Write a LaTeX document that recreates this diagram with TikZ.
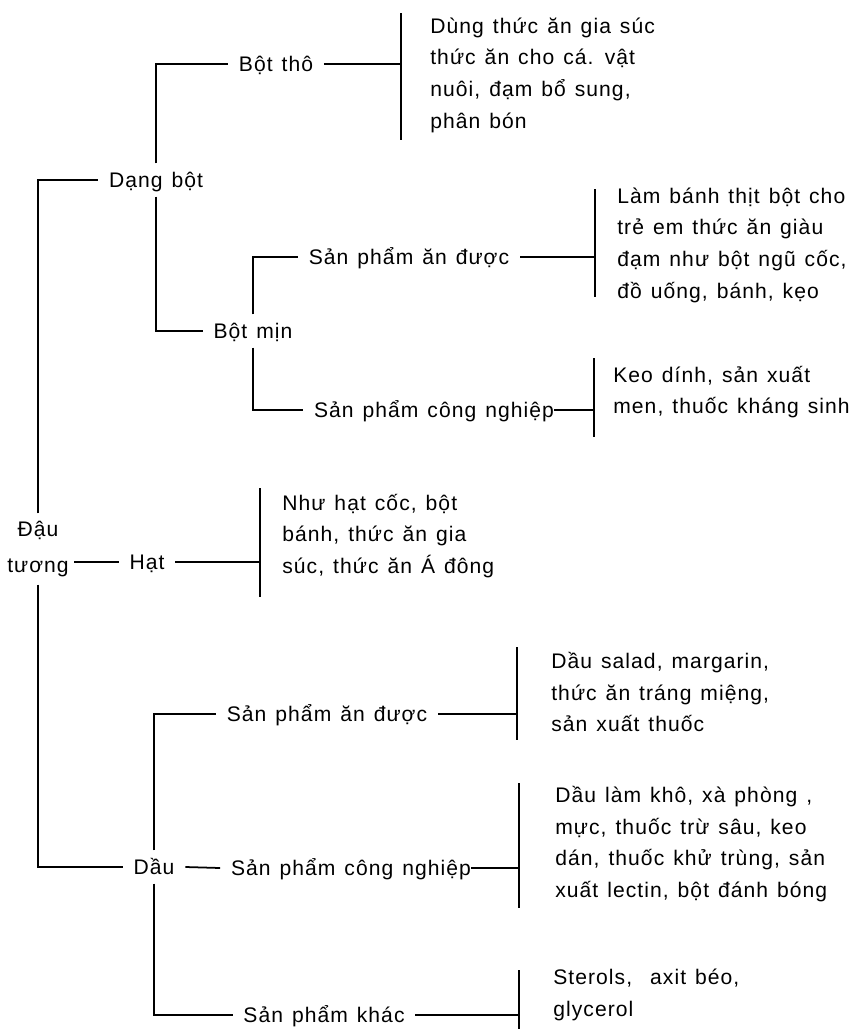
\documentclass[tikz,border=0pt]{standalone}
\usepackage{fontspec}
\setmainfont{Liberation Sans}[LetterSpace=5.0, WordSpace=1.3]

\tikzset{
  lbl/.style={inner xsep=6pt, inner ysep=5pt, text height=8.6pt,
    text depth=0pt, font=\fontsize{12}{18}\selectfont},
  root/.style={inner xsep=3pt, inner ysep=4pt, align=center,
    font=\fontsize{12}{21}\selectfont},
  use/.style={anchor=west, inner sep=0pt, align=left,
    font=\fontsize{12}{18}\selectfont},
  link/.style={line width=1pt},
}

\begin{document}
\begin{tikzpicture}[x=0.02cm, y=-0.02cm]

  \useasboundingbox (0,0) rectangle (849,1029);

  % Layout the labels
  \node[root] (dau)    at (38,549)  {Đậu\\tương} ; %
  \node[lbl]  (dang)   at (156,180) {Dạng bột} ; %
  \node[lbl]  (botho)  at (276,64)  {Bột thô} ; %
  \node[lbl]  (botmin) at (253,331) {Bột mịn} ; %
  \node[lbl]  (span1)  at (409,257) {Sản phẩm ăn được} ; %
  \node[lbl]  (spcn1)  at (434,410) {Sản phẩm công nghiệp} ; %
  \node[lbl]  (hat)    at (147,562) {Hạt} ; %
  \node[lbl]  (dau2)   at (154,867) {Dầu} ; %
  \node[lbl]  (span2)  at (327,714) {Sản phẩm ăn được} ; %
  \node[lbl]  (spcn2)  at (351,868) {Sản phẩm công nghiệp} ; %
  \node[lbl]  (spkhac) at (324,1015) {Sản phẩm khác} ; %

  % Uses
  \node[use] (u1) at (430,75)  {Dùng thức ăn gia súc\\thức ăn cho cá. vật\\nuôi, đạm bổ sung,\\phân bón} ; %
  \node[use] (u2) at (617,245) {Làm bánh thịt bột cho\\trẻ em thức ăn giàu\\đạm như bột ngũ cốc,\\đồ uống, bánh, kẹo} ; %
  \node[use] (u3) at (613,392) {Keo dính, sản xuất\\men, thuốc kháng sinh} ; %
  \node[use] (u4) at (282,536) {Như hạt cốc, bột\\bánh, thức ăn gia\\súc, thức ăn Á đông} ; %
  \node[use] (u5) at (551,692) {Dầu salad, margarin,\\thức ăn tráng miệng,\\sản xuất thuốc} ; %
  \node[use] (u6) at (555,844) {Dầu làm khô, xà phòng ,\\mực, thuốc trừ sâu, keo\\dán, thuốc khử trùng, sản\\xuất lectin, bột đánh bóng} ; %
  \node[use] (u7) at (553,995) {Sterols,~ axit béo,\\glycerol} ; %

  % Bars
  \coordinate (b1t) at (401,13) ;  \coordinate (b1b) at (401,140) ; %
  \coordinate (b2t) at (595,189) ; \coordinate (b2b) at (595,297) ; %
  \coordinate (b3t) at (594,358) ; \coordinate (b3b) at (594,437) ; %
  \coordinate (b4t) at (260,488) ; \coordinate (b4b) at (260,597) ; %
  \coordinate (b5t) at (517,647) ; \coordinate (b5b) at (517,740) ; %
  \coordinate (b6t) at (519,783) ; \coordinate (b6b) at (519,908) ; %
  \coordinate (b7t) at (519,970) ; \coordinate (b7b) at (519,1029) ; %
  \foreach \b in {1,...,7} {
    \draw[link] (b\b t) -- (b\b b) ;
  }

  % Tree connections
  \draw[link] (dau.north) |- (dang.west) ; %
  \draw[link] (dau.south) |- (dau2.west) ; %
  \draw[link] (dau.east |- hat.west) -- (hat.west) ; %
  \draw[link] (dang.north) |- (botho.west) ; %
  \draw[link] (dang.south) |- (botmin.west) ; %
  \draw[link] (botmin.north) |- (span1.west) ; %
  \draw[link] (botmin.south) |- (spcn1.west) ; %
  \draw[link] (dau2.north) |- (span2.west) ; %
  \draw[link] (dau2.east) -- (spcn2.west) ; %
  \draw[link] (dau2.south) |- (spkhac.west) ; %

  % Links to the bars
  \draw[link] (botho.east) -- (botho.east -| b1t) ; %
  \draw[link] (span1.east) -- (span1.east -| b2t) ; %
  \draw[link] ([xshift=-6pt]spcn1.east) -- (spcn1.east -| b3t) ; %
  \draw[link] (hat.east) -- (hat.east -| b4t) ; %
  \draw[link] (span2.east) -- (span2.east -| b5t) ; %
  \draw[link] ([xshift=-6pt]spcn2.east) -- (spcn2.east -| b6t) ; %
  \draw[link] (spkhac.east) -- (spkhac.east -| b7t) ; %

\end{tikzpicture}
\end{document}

◆ PROBLEM DETAILS:
Repeat exactly and only the lines from the start of the data above through the line that holds "(u7) at (553,995)", inclusive. Pictures do not belong in the copy.

◆ WRITTEN SOLUTION:
Write a LaTeX document that recreates this diagram with TikZ.
\documentclass[tikz,border=0pt]{standalone}
\usepackage{fontspec}
\setmainfont{Liberation Sans}[LetterSpace=5.0, WordSpace=1.3]

\tikzset{
  lbl/.style={inner xsep=6pt, inner ysep=5pt, text height=8.6pt,
    text depth=0pt, font=\fontsize{12}{18}\selectfont},
  root/.style={inner xsep=3pt, inner ysep=4pt, align=center,
    font=\fontsize{12}{21}\selectfont},
  use/.style={anchor=west, inner sep=0pt, align=left,
    font=\fontsize{12}{18}\selectfont},
  link/.style={line width=1pt},
}

\begin{document}
\begin{tikzpicture}[x=0.02cm, y=-0.02cm]

  \useasboundingbox (0,0) rectangle (849,1029);

  % Layout the labels
  \node[root] (dau)    at (38,549)  {Đậu\\tương} ; %
  \node[lbl]  (dang)   at (156,180) {Dạng bột} ; %
  \node[lbl]  (botho)  at (276,64)  {Bột thô} ; %
  \node[lbl]  (botmin) at (253,331) {Bột mịn} ; %
  \node[lbl]  (span1)  at (409,257) {Sản phẩm ăn được} ; %
  \node[lbl]  (spcn1)  at (434,410) {Sản phẩm công nghiệp} ; %
  \node[lbl]  (hat)    at (147,562) {Hạt} ; %
  \node[lbl]  (dau2)   at (154,867) {Dầu} ; %
  \node[lbl]  (span2)  at (327,714) {Sản phẩm ăn được} ; %
  \node[lbl]  (spcn2)  at (351,868) {Sản phẩm công nghiệp} ; %
  \node[lbl]  (spkhac) at (324,1015) {Sản phẩm khác} ; %

  % Uses
  \node[use] (u1) at (430,75)  {Dùng thức ăn gia súc\\thức ăn cho cá. vật\\nuôi, đạm bổ sung,\\phân bón} ; %
  \node[use] (u2) at (617,245) {Làm bánh thịt bột cho\\trẻ em thức ăn giàu\\đạm như bột ngũ cốc,\\đồ uống, bánh, kẹo} ; %
  \node[use] (u3) at (613,392) {Keo dính, sản xuất\\men, thuốc kháng sinh} ; %
  \node[use] (u4) at (282,536) {Như hạt cốc, bột\\bánh, thức ăn gia\\súc, thức ăn Á đông} ; %
  \node[use] (u5) at (551,692) {Dầu salad, margarin,\\thức ăn tráng miệng,\\sản xuất thuốc} ; %
  \node[use] (u6) at (555,844) {Dầu làm khô, xà phòng ,\\mực, thuốc trừ sâu, keo\\dán, thuốc khử trùng, sản\\xuất lectin, bột đánh bóng} ; %
  \node[use] (u7) at (553,995) {Sterols,~ axit béo,\\glycerol} ; %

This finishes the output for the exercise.